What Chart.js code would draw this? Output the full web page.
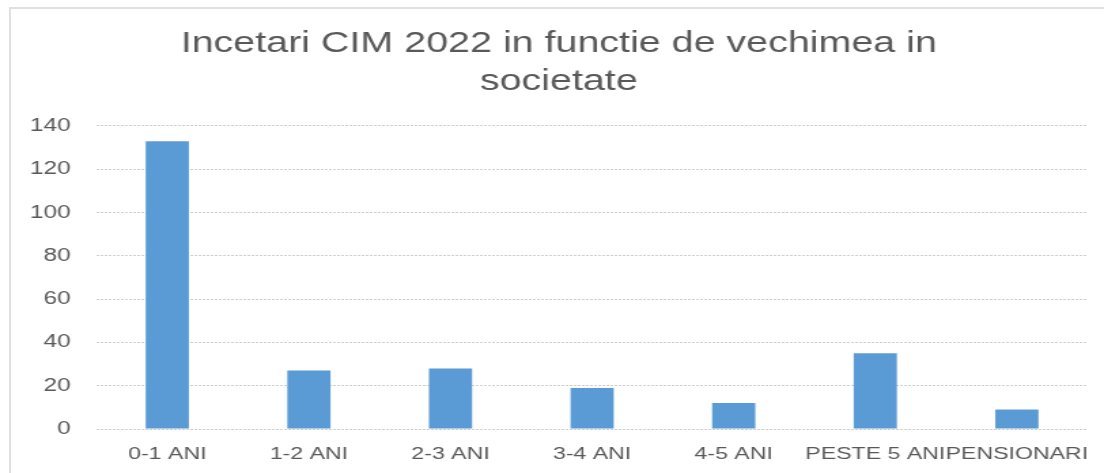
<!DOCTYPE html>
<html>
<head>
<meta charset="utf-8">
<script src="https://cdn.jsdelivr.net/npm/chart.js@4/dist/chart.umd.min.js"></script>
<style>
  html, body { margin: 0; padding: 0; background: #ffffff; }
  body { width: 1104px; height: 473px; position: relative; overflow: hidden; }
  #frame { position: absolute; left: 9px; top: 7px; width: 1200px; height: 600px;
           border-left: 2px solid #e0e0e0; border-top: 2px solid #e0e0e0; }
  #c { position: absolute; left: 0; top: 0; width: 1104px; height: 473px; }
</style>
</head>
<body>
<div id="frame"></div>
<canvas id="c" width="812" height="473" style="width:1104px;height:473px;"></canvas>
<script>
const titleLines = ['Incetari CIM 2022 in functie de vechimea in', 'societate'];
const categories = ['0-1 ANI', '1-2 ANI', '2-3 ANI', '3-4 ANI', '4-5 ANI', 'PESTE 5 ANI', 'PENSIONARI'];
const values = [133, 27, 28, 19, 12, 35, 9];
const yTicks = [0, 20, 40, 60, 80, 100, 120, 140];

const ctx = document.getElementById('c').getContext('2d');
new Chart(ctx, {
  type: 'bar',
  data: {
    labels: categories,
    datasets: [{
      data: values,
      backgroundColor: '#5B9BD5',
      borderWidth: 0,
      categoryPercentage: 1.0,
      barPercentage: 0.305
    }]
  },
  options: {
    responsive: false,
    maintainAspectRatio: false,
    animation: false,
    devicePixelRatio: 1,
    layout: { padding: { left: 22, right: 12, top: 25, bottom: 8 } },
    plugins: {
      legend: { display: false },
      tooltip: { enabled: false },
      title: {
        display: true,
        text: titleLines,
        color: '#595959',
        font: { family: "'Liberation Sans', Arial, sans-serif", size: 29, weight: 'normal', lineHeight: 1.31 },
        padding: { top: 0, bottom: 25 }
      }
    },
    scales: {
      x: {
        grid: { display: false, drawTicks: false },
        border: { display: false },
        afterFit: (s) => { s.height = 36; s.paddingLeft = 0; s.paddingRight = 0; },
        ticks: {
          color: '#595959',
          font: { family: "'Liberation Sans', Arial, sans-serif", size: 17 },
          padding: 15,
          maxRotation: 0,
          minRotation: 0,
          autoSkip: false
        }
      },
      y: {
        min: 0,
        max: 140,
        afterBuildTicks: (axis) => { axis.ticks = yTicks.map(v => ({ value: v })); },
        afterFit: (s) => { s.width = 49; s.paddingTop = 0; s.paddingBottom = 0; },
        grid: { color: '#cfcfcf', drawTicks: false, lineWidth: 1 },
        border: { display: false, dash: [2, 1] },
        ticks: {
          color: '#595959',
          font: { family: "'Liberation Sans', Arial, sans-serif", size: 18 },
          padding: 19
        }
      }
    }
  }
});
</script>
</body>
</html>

◆ TASK TO CARRY OUT: Repeat the listing above up to and including the line with "const yTicks = [0, 20, 40, 60, 80, 100, 120, 140];", starting from its first line. Drop any pictures.

◆ FULL OUTPUT:
What Chart.js code would draw this? Output the full web page.
<!DOCTYPE html>
<html>
<head>
<meta charset="utf-8">
<script src="https://cdn.jsdelivr.net/npm/chart.js@4/dist/chart.umd.min.js"></script>
<style>
  html, body { margin: 0; padding: 0; background: #ffffff; }
  body { width: 1104px; height: 473px; position: relative; overflow: hidden; }
  #frame { position: absolute; left: 9px; top: 7px; width: 1200px; height: 600px;
           border-left: 2px solid #e0e0e0; border-top: 2px solid #e0e0e0; }
  #c { position: absolute; left: 0; top: 0; width: 1104px; height: 473px; }
</style>
</head>
<body>
<div id="frame"></div>
<canvas id="c" width="812" height="473" style="width:1104px;height:473px;"></canvas>
<script>
const titleLines = ['Incetari CIM 2022 in functie de vechimea in', 'societate'];
const categories = ['0-1 ANI', '1-2 ANI', '2-3 ANI', '3-4 ANI', '4-5 ANI', 'PESTE 5 ANI', 'PENSIONARI'];
const values = [133, 27, 28, 19, 12, 35, 9];
const yTicks = [0, 20, 40, 60, 80, 100, 120, 140];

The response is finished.